Throughout our journey, we have celebrated the power of choosing a basis. But in the real world of computation, a word of caution is in order. In theory, any set of linearly independent vectors can form a basis. In practice, some bases are far better than others.

When algorithms like the simplex method or the Lemke-Howson algorithm for finding equilibria in games are run on a computer, they rely on repeatedly inverting basis matrices. If we choose a basis whose vectors are nearly parallel, the resulting basis matrix is "ill-conditioned." Trying to solve a system with such a matrix is like trying to determine a location using two lines of sight that are almost identical—a tiny error in measurement can lead to a huge error in the final position. In numerical analysis, the "condition number" of a basis matrix quantifies this instability.
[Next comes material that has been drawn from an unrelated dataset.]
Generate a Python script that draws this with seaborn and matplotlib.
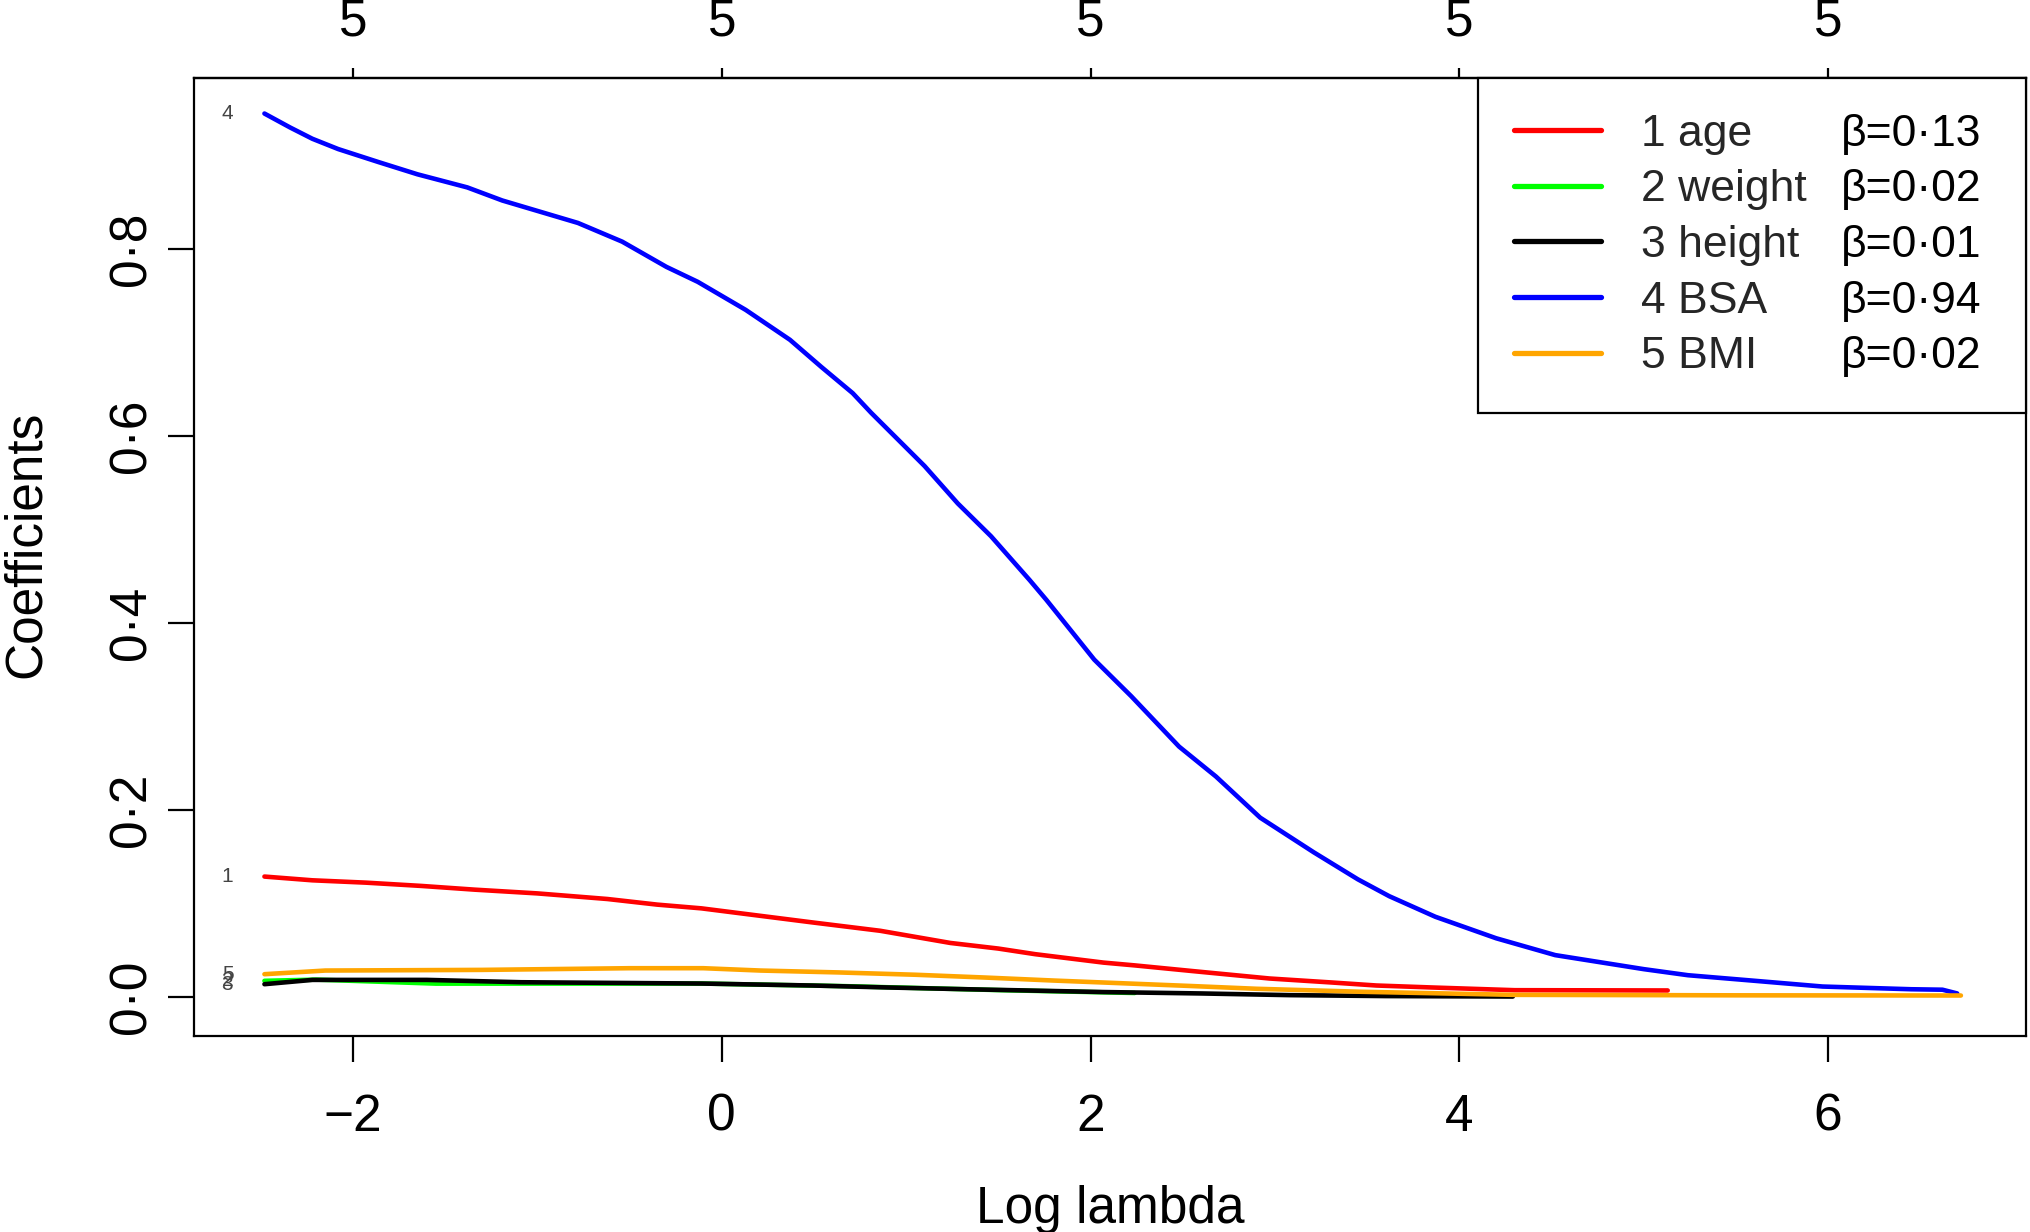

A large condition number means that tiny, unavoidable floating-point rounding errors in the computer can be magnified into enormous, catastrophic errors in the solution. The algorithm might fail, get stuck in a loop, or produce a completely wrong answer. The art of scientific computing is therefore not just about finding a basis, but about finding a stable and well-conditioned one.

From the stability of an economy to the structure of a crystal, from the loops in a network to the stability of a computer algorithm, the basis matrix is a concept of extraordinary breadth and power. It is a testament to the beauty of mathematics that such a simple idea—choosing a set of building blocks—can provide the key to understanding and manipulating so much of the world around us.